Command line basic usage¶
help as usual is obtained this way:
./speed_shoot --help
it spits out:
usage: speed_shoot [-h] [-c FILE] [-g GEOIP] [-q SILENT] [-cs CACHE_SIZE]
[-d DIAGNOSE [DIAGNOSE ...]] [-in INCLUDE] [--off OFF]
[-x EXCLUDE] [-f OUTPUT_FORMAT] [-lf LOG_FORMAT]
[-lp LOG_PATTERN] [-lpn LOG_PATTERN_NAME]
[-dp DATE_PATTERN] [-o OUTPUT_FILE]
...
Utility for parsing logs in the apache/nginx combined log format
and output a json of various aggregatted metrics of frequentation :
* by Geolocation (quite fuzzy but still);
* by user agent;
* by hour;
* by day;
* by browser;
* by status code
* of url by ip;
* by ip;
* by url;
* and bandwidth by ip;
Example :
=========
from stdin (useful for using zcat)
**********************************
zcat /var/log/apache.log.1.gz | parse_log.py > dat1.json
excluding IPs 192.168/16 and user agent containing Mozilla
**********************************************************
use::
parse_log -o dat2.json -x '{ "ip" : "^192.168", "agent": "Mozill" }' /var/log/apache*.log
Since archery is cool here is a tip for aggregating data::
>>> from archery.barrack import bowyer
>>> from archery.bow import Hankyu
>>> from json import load, dumps
>>> dumps(
bowyer(Hankyu,load(file("dat1.json"))) +
bowyer(Hankyu,load(file("dat2.json")))
)
Hence a usefull trick to merge your old stats with your new one
positional arguments:
files
optional arguments:
-h, --help show this help message and exit
-c FILE, --config FILE
specify a config file in json format for the command
line arguments any command line arguments will disable
values in the config
-g GEOIP, --geoip GEOIP
specify a path to a geoip.dat file
-q SILENT, --silent SILENT
quietly discard errors
-cs CACHE_SIZE, --cache-size CACHE_SIZE
in conjonction with cp=fixed chooses dict size
-d DIAGNOSE [DIAGNOSE ...], --diagnose DIAGNOSE [DIAGNOSE ...]

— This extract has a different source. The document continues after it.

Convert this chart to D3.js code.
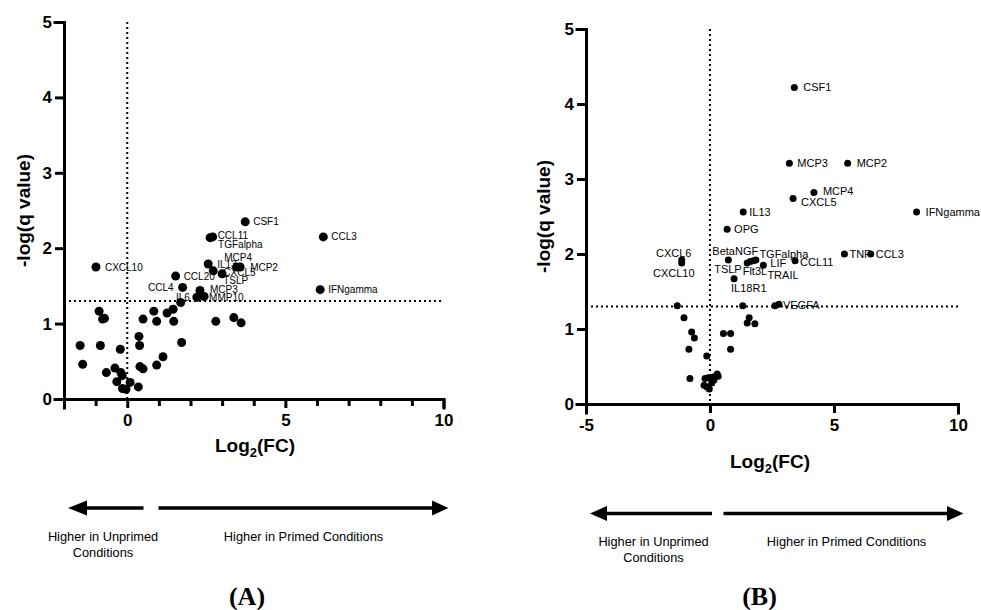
<!DOCTYPE html>
<html>
<head>
<meta charset="utf-8">
<script src="https://cdn.jsdelivr.net/npm/d3@7"></script>
<style>
  body { margin: 0; background: #fff; }
  svg { display: block; }
  text { font-family: "Liberation Sans", Arial, sans-serif; fill: #000; }
</style>
</head>
<body>
<div id="chart"></div>
<script>
// Panel A : genes, log2 fold change, -log(q)
const namesA = ["CSF1", "CCL11", "TGFalpha", "CCL3", "IL13", "MCP4", "MCP2", "CXCL5", "TSLP",
  "CXCL10", "CCL20", "CCL4", "MCP3", "IL6", "MMP10", "IFNgamma",
  "", "", "", "", "", "", "", "", "", "", "", "", "", "", "", "", "",
  "", "", "", "", "", "", "", "", "", "", "", "", "", "", "", ""];
const fcA = [3.73, 2.70, 2.62, 6.20, 2.56, 3.46, 3.57, 2.72, 3.00,
  -0.99, 1.53, 1.75, 2.30, 2.20, 2.43, 6.10,
  1.69, -0.89, -0.78, -0.72, -1.49, -0.85, -1.41, -0.22, -0.66, -0.39, -0.20, -0.16, -0.33, -0.15, -0.04, 0.09, 0.35,
  0.37, 0.39, 0.40, 0.50, 0.50, 0.84, 0.93, 0.93, 1.13, 1.26, 1.45, 1.47, 1.72, 2.80, 3.37, 3.60];
const qA = [2.35, 2.15, 2.14, 2.15, 1.79, 1.75, 1.75, 1.70, 1.66,
  1.75, 1.63, 1.48, 1.44, 1.35, 1.36, 1.45,
  1.28, 1.165, 1.06, 1.07, 0.71, 0.71, 0.46, 0.66, 0.35, 0.41, 0.35, 0.31, 0.23, 0.14, 0.13, 0.22, 0.16,
  0.83, 0.71, 0.43, 0.40, 1.06, 1.165, 1.03, 0.45, 0.56, 1.14, 1.19, 1.03, 0.75, 1.03, 1.08, 1.01];

// Panel B
const namesB = ["CSF1", "MCP3", "MCP2", "MCP4", "CXCL5", "IFNgamma", "IL13", "OPG", "TNF", "CCL3",
  "CXCL6", "CXCL10", "BetaNGF", "TSLP", "Flt3L", "TRAIL", "TGFalpha", "LIF", "CCL11", "IL18R1", "VEGFA",
  "", "", "", "", "", "", "", "", "", "", "", "", "", "", "", "", "", "", "", "", "", "", "", "", ""];
const fcB = [3.40, 3.20, 5.55, 4.19, 3.35, 8.33, 1.34, 0.69, 5.42, 6.48,
  -1.14, -1.14, 0.74, 1.50, 1.62, 1.75, 1.85, 2.15, 3.43, 0.97, 2.78,
  2.62, -1.32, 1.32, -1.05, 1.58, 1.50, 1.81, -0.74, -0.63, 0.54, 0.83, -0.85, 0.83, -0.13,
  -0.81, -0.20, -0.07, 0.13, 0.29, 0.33, -0.24, -0.13, -0.03, 0.07, 0.16];
const qB = [4.22, 3.21, 3.21, 2.82, 2.74, 2.56, 2.56, 2.33, 2.00, 2.00,
  1.92, 1.88, 1.92, 1.88, 1.90, 1.91, 1.92, 1.85, 1.91, 1.67, 1.33,
  1.31, 1.31, 1.31, 1.15, 1.15, 1.08, 1.07, 0.96, 0.88, 0.94, 0.94, 0.73, 0.73, 0.64,
  0.34, 0.34, 0.35, 0.36, 0.40, 0.37, 0.25, 0.23, 0.20, 0.28, 0.32];

// Axis ticks and threshold
const yTicks = [0, 1, 2, 3, 4, 5];
const xTicksA = [-1, 0, 1, 2, 3, 4, 5, 6, 7, 8, 9, 10];
const xLabelsA = [0, 5, 10];
const xTicksB = [-5, 0, 5, 10];
const qThreshold = 1.3;

// Label placement (dx, dy, anchor) relative to the point
const labelPosA = {
  CSF1: [8, 0], CCL11: [5, -1], TGFalpha: [8, 6.5], CCL3: [8, 0], IL13: [9, 0],
  MCP4: [1.5, -10, "middle"], MCP2: [10, 0], CXCL5: [10, 2], TSLP: [1, 7],
  CXCL10: [9, 0], CCL20: [8, 0], CCL4: [-9, 0, "end"], MCP3: [10, -1],
  IL6: [-7, 0, "end"], MMP10: [5, 1], IFNgamma: [8, 0]
};
const labelPosB = {
  CSF1: [9, 0], MCP3: [8, 0], MCP2: [9, 0], MCP4: [9, -1], CXCL5: [8, 4],
  IFNgamma: [9, 0], IL13: [6, 0], OPG: [7, 0], TNF: [5, 0], CCL3: [5, 0],
  CXCL6: [-8, -7, "middle"], CXCL10: [-8, 10, "middle"], BetaNGF: [-16, -9],
  TSLP: [-5.5, 6, "end"], Flt3L: [-7.5, 10], TRAIL: [14, 14], TGFalpha: [3.5, -6],
  LIF: [7, -2.5], CCL11: [5, 1], IL18R1: [-3, 9.5], VEGFA: [4, 1]
};

const svg = d3.select("#chart").append("svg")
  .attr("width", 981).attr("height", 610);

/**
* Draw one volcano panel
* @param p (Object): layout and data of the panel
*/
function drawPanel(p) {
  const x = d3.scaleLinear().domain(p.xDomain).range(p.xRange);
  const y = d3.scaleLinear().domain([0, 5]).range(p.yRange);
  const g = svg.append("g");

  const pts = p.names.map((n, i) => ({name: n, fc: p.fc[i], q: p.q[i]}));

  // dotted guide lines
  g.append("line")
    .attr("x1", x(0)).attr("x2", x(0))
    .attr("y1", y(5)).attr("y2", y(0))
    .attr("stroke", "#000").attr("stroke-width", 2).attr("stroke-dasharray", "2,3");
  g.append("line")
    .attr("x1", x(p.xDomain[0])).attr("x2", x(p.xDomain[1]))
    .attr("y1", y(qThreshold)).attr("y2", y(qThreshold))
    .attr("stroke", "#000").attr("stroke-width", 2).attr("stroke-dasharray", "2,3");

  // labels (drawn under the points)
  g.selectAll("text.lbl").data(pts.filter(d => d.name)).enter()
    .append("text")
    .attr("class", "lbl")
    .attr("x", d => x(d.fc) + p.labelPos[d.name][0])
    .attr("y", d => y(d.q) + p.labelPos[d.name][1])
    .attr("dy", "0.35em")
    .attr("text-anchor", d => p.labelPos[d.name][2] || "start")
    .style("font-size", p.labelSize + "px")
    .text(d => d.name);

  g.selectAll("circle").data(pts).enter()
    .append("circle")
    .attr("cx", d => x(d.fc))
    .attr("cy", d => y(d.q))
    .attr("r", p.r)
    .attr("fill", "#000");

  // axes
  const xAxis = d3.axisBottom(x).tickValues(p.xTicks).tickSizeOuter(0).tickSize(9).tickPadding(6)
    .tickFormat(d => p.xLabels.includes(d) ? d : "");
  const gx = g.append("g").attr("transform", `translate(0,${y(0)})`).call(xAxis);
  gx.selectAll(".tick line").filter(d => !p.xLabels.includes(d)).attr("y2", 7);

  const yAxis = d3.axisLeft(y).tickValues(yTicks).tickSizeOuter(0).tickSize(9).tickPadding(3)
    .tickFormat(d3.format("d"));
  const gy = g.append("g").attr("transform", `translate(${x(p.xDomain[0])},0)`).call(yAxis);

  [gx, gy].forEach(a => {
    a.select(".domain").attr("stroke-width", 3).attr("stroke-linecap", "square");
    a.selectAll(".tick line").attr("stroke-width", 3);
    a.selectAll(".tick text")
      .style("font-size", "17px").style("font-weight", "bold")
      .style("font-family", "'Liberation Sans', Arial, sans-serif");
  });

  // axis titles
  g.append("text")
    .attr("transform", `translate(${p.yTitleX},${(p.yRange[0] + p.yRange[1]) / 2}) rotate(-90)`)
    .attr("text-anchor", "middle").attr("dy", "0.35em")
    .style("font-size", "19px").style("font-weight", "bold")
    .text("-log(q value)");
  const xt = g.append("text")
    .attr("x", p.xTitleX).attr("y", p.xTitleY)
    .attr("text-anchor", "middle")
    .style("font-size", "19px").style("font-weight", "bold");
  xt.append("tspan").text("Log");
  xt.append("tspan").attr("dy", 5).style("font-size", "13px").text("2");
  xt.append("tspan").attr("dy", -5).text("(FC)");

  // direction arrows
  const a = p.arrows;
  const arrowG = g.append("g");
  arrowG.append("line").attr("x1", a.leftBase).attr("x2", a.leftEnd)
    .attr("y1", a.y).attr("y2", a.y).attr("stroke", "#000").attr("stroke-width", 3.5);
  arrowG.append("path")
    .attr("d", `M${a.leftTip},${a.y}L${a.leftBase},${a.y - 7.5}L${a.leftBase},${a.y + 7.5}Z`);
  arrowG.append("line").attr("x1", a.rightStart).attr("x2", a.rightBase)
    .attr("y1", a.y).attr("y2", a.y).attr("stroke", "#000").attr("stroke-width", 3.5);
  arrowG.append("path")
    .attr("d", `M${a.rightTip},${a.y}L${a.rightBase},${a.y - 7.5}L${a.rightBase},${a.y + 7.5}Z`);

  const t1 = g.append("text").attr("x", a.unprimedX).attr("y", a.textY)
    .attr("text-anchor", "middle").style("font-size", "12.8px");
  t1.append("tspan").attr("x", a.unprimedX).text("Higher in Unprimed");
  t1.append("tspan").attr("x", a.unprimedX).attr("dy", 15.5).text("Conditions");
  g.append("text").attr("x", a.primedX).attr("y", a.textY)
    .attr("text-anchor", "middle").style("font-size", "12.8px")
    .text("Higher in Primed Conditions");

  g.append("text").attr("x", p.tagX).attr("y", 605)
    .attr("text-anchor", "middle")
    .style("font-family", "'Liberation Serif', 'Times New Roman', serif")
    .style("font-size", "26px").style("font-weight", "bold")
    .text(p.tag);
}

drawPanel({
  names: namesA, fc: fcA, q: qA, labelPos: labelPosA,
  xDomain: [-2, 10], xRange: [64, 443.5], yRange: [399, 22],
  xTicks: xTicksA, xLabels: xLabelsA, r: 4.5, labelSize: 10,
  yTitleX: 23, xTitleX: 255, xTitleY: 452,
  arrows: {y: 508, leftTip: 68, leftBase: 87, leftEnd: 143.5, rightStart: 158.5,
    rightBase: 432, rightTip: 448.5, textY: 541, unprimedX: 103, primedX: 303.5},
  tagX: 247, tag: "(A)"
});

drawPanel({
  names: namesB, fc: fcB, q: qB, labelPos: labelPosB,
  xDomain: [-5, 10], xRange: [586, 958], yRange: [404, 29],
  xTicks: xTicksB, xLabels: xTicksB, r: 3.5, labelSize: 11,
  yTitleX: 543, xTitleX: 770, xTitleY: 468,
  arrows: {y: 513.5, leftTip: 590, leftBase: 607, leftEnd: 712, rightStart: 723.5,
    rightBase: 947, rightTip: 963.5, textY: 546, unprimedX: 653.5, primedX: 846.5},
  tagX: 759.5, tag: "(B)"
});
</script>
</body>
</html>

diagnose list of space separated arguments :
**rejected** : will print on STDERR rejected parsed
line, **match** : will print on stderr data filtered
out
-in INCLUDE, --include INCLUDE
include from extracted data with a json (string or
filename) in the form { "field" : "pattern" }
--off OFF turn off plugins : geo_ip to skip geoip, user_agent to
turn httpagentparser off
-x EXCLUDE, --exclude EXCLUDE
exclude from extracted data with a json (string or
filename) in the form { "field" : "pattern" }
-f OUTPUT_FORMAT, --output-format OUTPUT_FORMAT
decide if output is in a specified formater amongst :
csv, json
-lf LOG_FORMAT, --log-format LOG_FORMAT
log format amongst apache_log_combined, lighttpd
-lp LOG_PATTERN, --log-pattern LOG_PATTERN
add a custom named regexp for parsing log lines
-lpn LOG_PATTERN_NAME, --log-pattern-name LOG_PATTERN_NAME
the name with witch you want to register the pattern
-dp DATE_PATTERN, --date-pattern DATE_PATTERN
add a custom date format, usefull if and only if using
a custom log_pattern and date pattern differs from
apache.
-o OUTPUT_FILE, --output-file OUTPUT_FILE
output file
A commented jumbo command line example¶
The following command line:
./speed_shoot -g data/GeoIP.dat -lf lighttpd -x '{ "datetime" : "^01/May", "uri" : "(.*munin|.*(png|jpg))$"}' -d rejected -d match -i '{ "_country" : "(DE|GB)" }' *log yahi/test/biggersample.log
does:
- locate geoIP g file in data/GeoIP.dat;
- set log format lf to lighttpd;
- exclude (x) any match of either
- an uri containing munin or ending by jpg or png
- May the first;
- include (i) all match containing
- any IP which has been geoloclaized,
- any non authentified user;
- will diagnose (d) (thus print on stderr) any lines that would not match
the log format regexp or any lines rejected by -x and -i
for all the given log files.
Using a config file¶
Well, not impressive:
./speed_shoot -c config.json
If any option is specified in the config file it will override those setted in the command line.
Here is a sample of a config file:
{
"exclude" : {
"uri" : ".*munin.*",
"referer" : ".*(munin|php).*"
},
"include" : { "datetime" : "^04" },
"silent" : "False",
"files" : [ "yahi/test/biggersample.log" ]
}
Easter eggs or bad idea¶
The following options -x -i -c can either take a string or a filename, which makes debugging of badly formatted json a pain.